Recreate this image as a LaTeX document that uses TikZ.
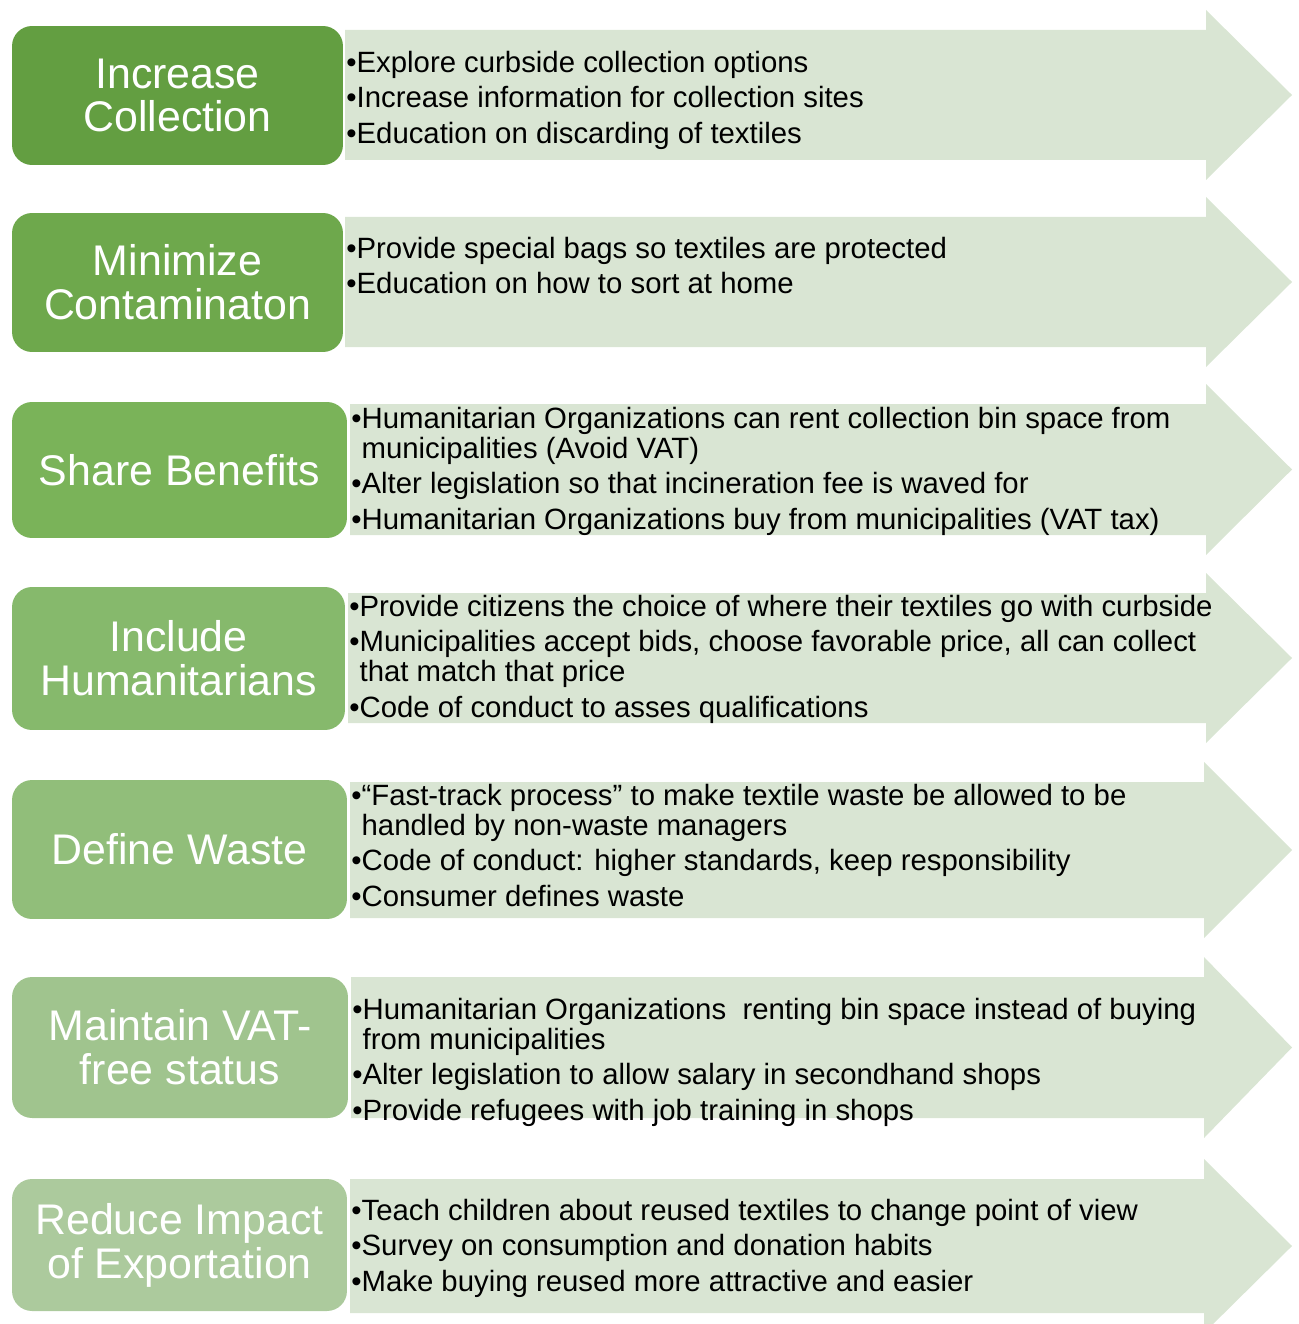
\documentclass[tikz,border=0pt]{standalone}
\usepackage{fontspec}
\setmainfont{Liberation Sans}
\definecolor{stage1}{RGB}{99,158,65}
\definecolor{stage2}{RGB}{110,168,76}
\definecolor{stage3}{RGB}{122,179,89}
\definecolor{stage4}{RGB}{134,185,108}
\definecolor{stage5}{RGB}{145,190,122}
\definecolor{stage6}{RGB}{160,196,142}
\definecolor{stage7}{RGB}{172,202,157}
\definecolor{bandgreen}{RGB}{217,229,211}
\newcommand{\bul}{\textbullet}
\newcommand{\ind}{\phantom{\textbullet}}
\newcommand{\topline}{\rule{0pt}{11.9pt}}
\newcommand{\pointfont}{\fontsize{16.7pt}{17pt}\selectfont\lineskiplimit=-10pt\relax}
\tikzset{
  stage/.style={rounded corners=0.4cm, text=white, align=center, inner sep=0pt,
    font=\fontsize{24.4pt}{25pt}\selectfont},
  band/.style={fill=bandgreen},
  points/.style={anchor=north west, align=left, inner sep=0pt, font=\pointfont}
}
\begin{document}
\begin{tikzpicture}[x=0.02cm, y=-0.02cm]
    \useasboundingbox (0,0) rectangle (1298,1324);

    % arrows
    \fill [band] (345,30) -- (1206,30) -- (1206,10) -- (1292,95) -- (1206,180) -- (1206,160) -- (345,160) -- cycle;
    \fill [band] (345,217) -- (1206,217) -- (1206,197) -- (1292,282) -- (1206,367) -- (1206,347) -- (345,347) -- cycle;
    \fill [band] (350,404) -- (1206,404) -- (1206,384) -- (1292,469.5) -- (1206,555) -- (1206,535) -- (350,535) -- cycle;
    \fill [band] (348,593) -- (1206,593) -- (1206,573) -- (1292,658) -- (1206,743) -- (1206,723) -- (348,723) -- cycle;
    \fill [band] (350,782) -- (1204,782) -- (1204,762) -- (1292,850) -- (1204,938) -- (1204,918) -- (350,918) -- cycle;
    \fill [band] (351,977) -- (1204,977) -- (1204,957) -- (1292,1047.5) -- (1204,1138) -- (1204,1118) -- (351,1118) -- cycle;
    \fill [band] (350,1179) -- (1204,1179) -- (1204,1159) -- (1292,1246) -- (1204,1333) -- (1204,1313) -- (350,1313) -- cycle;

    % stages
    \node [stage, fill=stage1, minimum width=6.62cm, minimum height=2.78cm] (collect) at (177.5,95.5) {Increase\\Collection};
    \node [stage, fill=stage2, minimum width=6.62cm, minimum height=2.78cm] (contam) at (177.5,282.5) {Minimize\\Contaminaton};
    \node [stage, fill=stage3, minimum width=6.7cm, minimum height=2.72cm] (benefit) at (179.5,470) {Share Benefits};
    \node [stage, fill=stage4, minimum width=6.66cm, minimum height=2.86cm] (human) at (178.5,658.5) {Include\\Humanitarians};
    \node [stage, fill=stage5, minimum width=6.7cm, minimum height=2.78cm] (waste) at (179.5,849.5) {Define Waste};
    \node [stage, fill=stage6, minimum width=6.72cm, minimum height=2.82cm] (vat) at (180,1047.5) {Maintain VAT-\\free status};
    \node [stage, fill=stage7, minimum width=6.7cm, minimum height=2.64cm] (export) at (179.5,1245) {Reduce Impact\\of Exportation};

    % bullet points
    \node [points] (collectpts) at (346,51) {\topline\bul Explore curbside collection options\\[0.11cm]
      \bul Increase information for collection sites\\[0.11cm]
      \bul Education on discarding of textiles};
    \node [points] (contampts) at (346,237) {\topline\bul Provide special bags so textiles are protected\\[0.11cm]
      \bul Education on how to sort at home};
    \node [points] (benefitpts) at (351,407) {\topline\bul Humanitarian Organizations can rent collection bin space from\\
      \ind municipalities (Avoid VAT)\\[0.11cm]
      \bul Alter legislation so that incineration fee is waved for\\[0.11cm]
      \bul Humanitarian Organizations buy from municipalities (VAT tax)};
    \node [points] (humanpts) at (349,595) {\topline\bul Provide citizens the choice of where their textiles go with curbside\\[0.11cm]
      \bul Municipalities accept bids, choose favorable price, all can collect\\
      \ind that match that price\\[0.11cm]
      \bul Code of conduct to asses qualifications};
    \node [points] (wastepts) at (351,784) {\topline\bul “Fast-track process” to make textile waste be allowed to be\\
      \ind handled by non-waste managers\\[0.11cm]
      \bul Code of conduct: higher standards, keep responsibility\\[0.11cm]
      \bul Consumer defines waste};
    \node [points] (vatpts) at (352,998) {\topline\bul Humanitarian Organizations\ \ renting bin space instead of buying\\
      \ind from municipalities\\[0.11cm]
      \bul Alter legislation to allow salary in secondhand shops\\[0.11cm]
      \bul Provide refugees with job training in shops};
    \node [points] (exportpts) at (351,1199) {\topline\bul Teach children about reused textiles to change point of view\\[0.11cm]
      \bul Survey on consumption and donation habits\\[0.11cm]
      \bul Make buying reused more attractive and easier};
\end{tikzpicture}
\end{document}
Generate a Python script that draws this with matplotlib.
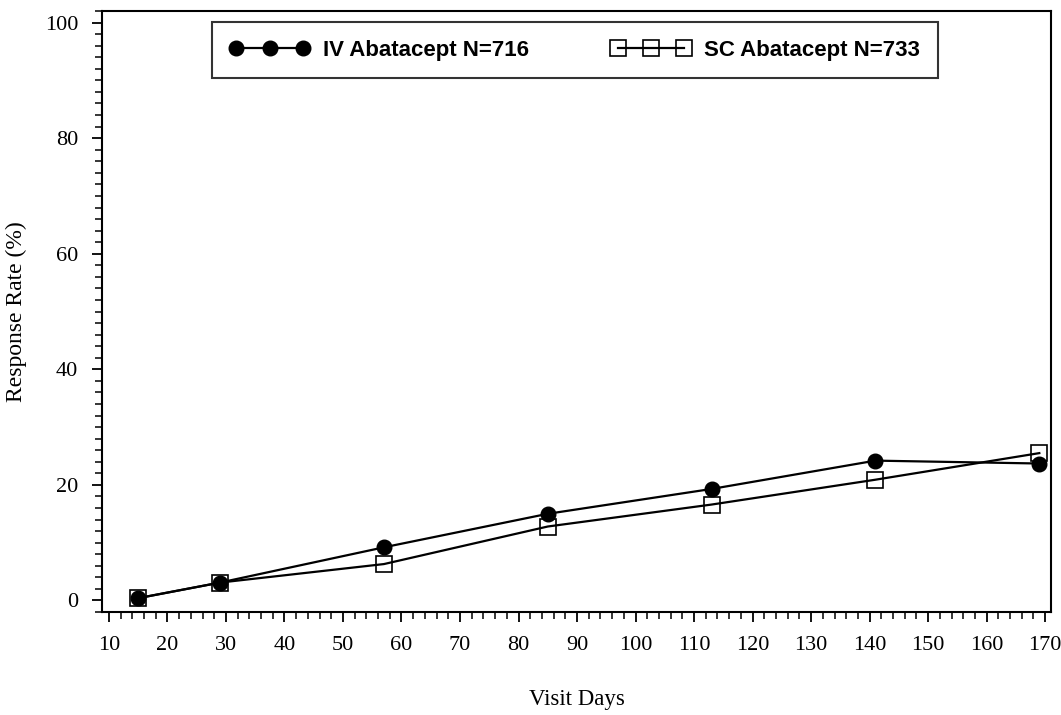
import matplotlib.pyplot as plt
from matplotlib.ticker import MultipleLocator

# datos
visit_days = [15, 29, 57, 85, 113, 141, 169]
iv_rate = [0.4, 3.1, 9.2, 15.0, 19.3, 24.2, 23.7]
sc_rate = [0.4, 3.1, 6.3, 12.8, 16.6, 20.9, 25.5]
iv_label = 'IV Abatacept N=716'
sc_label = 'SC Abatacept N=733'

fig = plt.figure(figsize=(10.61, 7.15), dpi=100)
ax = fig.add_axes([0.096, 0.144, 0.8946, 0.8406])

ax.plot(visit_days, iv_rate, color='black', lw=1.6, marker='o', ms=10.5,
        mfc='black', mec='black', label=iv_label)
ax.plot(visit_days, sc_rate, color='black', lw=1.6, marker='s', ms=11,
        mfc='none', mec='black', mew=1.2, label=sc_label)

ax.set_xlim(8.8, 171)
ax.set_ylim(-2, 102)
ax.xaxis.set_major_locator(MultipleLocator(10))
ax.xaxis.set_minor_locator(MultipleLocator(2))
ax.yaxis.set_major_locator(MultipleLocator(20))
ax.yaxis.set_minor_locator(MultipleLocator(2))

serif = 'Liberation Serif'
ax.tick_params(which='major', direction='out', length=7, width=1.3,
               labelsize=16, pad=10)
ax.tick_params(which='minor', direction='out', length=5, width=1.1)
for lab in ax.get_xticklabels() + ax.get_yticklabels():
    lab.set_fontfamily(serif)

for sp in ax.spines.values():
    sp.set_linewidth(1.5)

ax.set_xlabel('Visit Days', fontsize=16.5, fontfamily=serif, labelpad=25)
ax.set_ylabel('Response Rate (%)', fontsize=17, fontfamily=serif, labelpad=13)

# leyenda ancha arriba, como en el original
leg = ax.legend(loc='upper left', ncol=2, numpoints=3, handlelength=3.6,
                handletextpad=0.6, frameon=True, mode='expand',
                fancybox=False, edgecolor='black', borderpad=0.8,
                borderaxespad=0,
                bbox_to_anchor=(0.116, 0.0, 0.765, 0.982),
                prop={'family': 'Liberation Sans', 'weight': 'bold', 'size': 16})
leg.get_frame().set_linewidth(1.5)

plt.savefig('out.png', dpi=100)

• • • • • • •

> _Written problem_:
Give the material again exactly as it is, but keep the pictures out.

> _Task solution_:
Recreate this image as a LaTeX document that uses TikZ.
\documentclass[tikz,border=0pt]{standalone}
\usepackage{fontspec}
\setmainfont{Liberation Sans}
\definecolor{stage1}{RGB}{99,158,65}
\definecolor{stage2}{RGB}{110,168,76}
\definecolor{stage3}{RGB}{122,179,89}
\definecolor{stage4}{RGB}{134,185,108}
\definecolor{stage5}{RGB}{145,190,122}
\definecolor{stage6}{RGB}{160,196,142}
\definecolor{stage7}{RGB}{172,202,157}
\definecolor{bandgreen}{RGB}{217,229,211}
\newcommand{\bul}{\textbullet}
\newcommand{\ind}{\phantom{\textbullet}}
\newcommand{\topline}{\rule{0pt}{11.9pt}}
\newcommand{\pointfont}{\fontsize{16.7pt}{17pt}\selectfont\lineskiplimit=-10pt\relax}
\tikzset{
  stage/.style={rounded corners=0.4cm, text=white, align=center, inner sep=0pt,
    font=\fontsize{24.4pt}{25pt}\selectfont},
  band/.style={fill=bandgreen},
  points/.style={anchor=north west, align=left, inner sep=0pt, font=\pointfont}
}
\begin{document}
\begin{tikzpicture}[x=0.02cm, y=-0.02cm]
    \useasboundingbox (0,0) rectangle (1298,1324);

    % arrows
    \fill [band] (345,30) -- (1206,30) -- (1206,10) -- (1292,95) -- (1206,180) -- (1206,160) -- (345,160) -- cycle;
    \fill [band] (345,217) -- (1206,217) -- (1206,197) -- (1292,282) -- (1206,367) -- (1206,347) -- (345,347) -- cycle;
    \fill [band] (350,404) -- (1206,404) -- (1206,384) -- (1292,469.5) -- (1206,555) -- (1206,535) -- (350,535) -- cycle;
    \fill [band] (348,593) -- (1206,593) -- (1206,573) -- (1292,658) -- (1206,743) -- (1206,723) -- (348,723) -- cycle;
    \fill [band] (350,782) -- (1204,782) -- (1204,762) -- (1292,850) -- (1204,938) -- (1204,918) -- (350,918) -- cycle;
    \fill [band] (351,977) -- (1204,977) -- (1204,957) -- (1292,1047.5) -- (1204,1138) -- (1204,1118) -- (351,1118) -- cycle;
    \fill [band] (350,1179) -- (1204,1179) -- (1204,1159) -- (1292,1246) -- (1204,1333) -- (1204,1313) -- (350,1313) -- cycle;

    % stages
    \node [stage, fill=stage1, minimum width=6.62cm, minimum height=2.78cm] (collect) at (177.5,95.5) {Increase\\Collection};
    \node [stage, fill=stage2, minimum width=6.62cm, minimum height=2.78cm] (contam) at (177.5,282.5) {Minimize\\Contaminaton};
    \node [stage, fill=stage3, minimum width=6.7cm, minimum height=2.72cm] (benefit) at (179.5,470) {Share Benefits};
    \node [stage, fill=stage4, minimum width=6.66cm, minimum height=2.86cm] (human) at (178.5,658.5) {Include\\Humanitarians};
    \node [stage, fill=stage5, minimum width=6.7cm, minimum height=2.78cm] (waste) at (179.5,849.5) {Define Waste};
    \node [stage, fill=stage6, minimum width=6.72cm, minimum height=2.82cm] (vat) at (180,1047.5) {Maintain VAT-\\free status};
    \node [stage, fill=stage7, minimum width=6.7cm, minimum height=2.64cm] (export) at (179.5,1245) {Reduce Impact\\of Exportation};

    % bullet points
    \node [points] (collectpts) at (346,51) {\topline\bul Explore curbside collection options\\[0.11cm]
      \bul Increase information for collection sites\\[0.11cm]
      \bul Education on discarding of textiles};
    \node [points] (contampts) at (346,237) {\topline\bul Provide special bags so textiles are protected\\[0.11cm]
      \bul Education on how to sort at home};
    \node [points] (benefitpts) at (351,407) {\topline\bul Humanitarian Organizations can rent collection bin space from\\
      \ind municipalities (Avoid VAT)\\[0.11cm]
      \bul Alter legislation so that incineration fee is waved for\\[0.11cm]
      \bul Humanitarian Organizations buy from municipalities (VAT tax)};
    \node [points] (humanpts) at (349,595) {\topline\bul Provide citizens the choice of where their textiles go with curbside\\[0.11cm]
      \bul Municipalities accept bids, choose favorable price, all can collect\\
      \ind that match that price\\[0.11cm]
      \bul Code of conduct to asses qualifications};
    \node [points] (wastepts) at (351,784) {\topline\bul “Fast-track process” to make textile waste be allowed to be\\
      \ind handled by non-waste managers\\[0.11cm]
      \bul Code of conduct: higher standards, keep responsibility\\[0.11cm]
      \bul Consumer defines waste};
    \node [points] (vatpts) at (352,998) {\topline\bul Humanitarian Organizations\ \ renting bin space instead of buying\\
      \ind from municipalities\\[0.11cm]
      \bul Alter legislation to allow salary in secondhand shops\\[0.11cm]
      \bul Provide refugees with job training in shops};
    \node [points] (exportpts) at (351,1199) {\topline\bul Teach children about reused textiles to change point of view\\[0.11cm]
      \bul Survey on consumption and donation habits\\[0.11cm]
      \bul Make buying reused more attractive and easier};
\end{tikzpicture}
\end{document}
Generate a Python script that draws this with matplotlib.
import matplotlib.pyplot as plt
from matplotlib.ticker import MultipleLocator

# datos
visit_days = [15, 29, 57, 85, 113, 141, 169]
iv_rate = [0.4, 3.1, 9.2, 15.0, 19.3, 24.2, 23.7]
sc_rate = [0.4, 3.1, 6.3, 12.8, 16.6, 20.9, 25.5]
iv_label = 'IV Abatacept N=716'
sc_label = 'SC Abatacept N=733'

fig = plt.figure(figsize=(10.61, 7.15), dpi=100)
ax = fig.add_axes([0.096, 0.144, 0.8946, 0.8406])

ax.plot(visit_days, iv_rate, color='black', lw=1.6, marker='o', ms=10.5,
        mfc='black', mec='black', label=iv_label)
ax.plot(visit_days, sc_rate, color='black', lw=1.6, marker='s', ms=11,
        mfc='none', mec='black', mew=1.2, label=sc_label)

ax.set_xlim(8.8, 171)
ax.set_ylim(-2, 102)
ax.xaxis.set_major_locator(MultipleLocator(10))
ax.xaxis.set_minor_locator(MultipleLocator(2))
ax.yaxis.set_major_locator(MultipleLocator(20))
ax.yaxis.set_minor_locator(MultipleLocator(2))

serif = 'Liberation Serif'
ax.tick_params(which='major', direction='out', length=7, width=1.3,
               labelsize=16, pad=10)
ax.tick_params(which='minor', direction='out', length=5, width=1.1)
for lab in ax.get_xticklabels() + ax.get_yticklabels():
    lab.set_fontfamily(serif)

for sp in ax.spines.values():
    sp.set_linewidth(1.5)

ax.set_xlabel('Visit Days', fontsize=16.5, fontfamily=serif, labelpad=25)
ax.set_ylabel('Response Rate (%)', fontsize=17, fontfamily=serif, labelpad=13)

# leyenda ancha arriba, como en el original
leg = ax.legend(loc='upper left', ncol=2, numpoints=3, handlelength=3.6,
                handletextpad=0.6, frameon=True, mode='expand',
                fancybox=False, edgecolor='black', borderpad=0.8,
                borderaxespad=0,
                bbox_to_anchor=(0.116, 0.0, 0.765, 0.982),
                prop={'family': 'Liberation Sans', 'weight': 'bold', 'size': 16})
leg.get_frame().set_linewidth(1.5)

plt.savefig('out.png', dpi=100)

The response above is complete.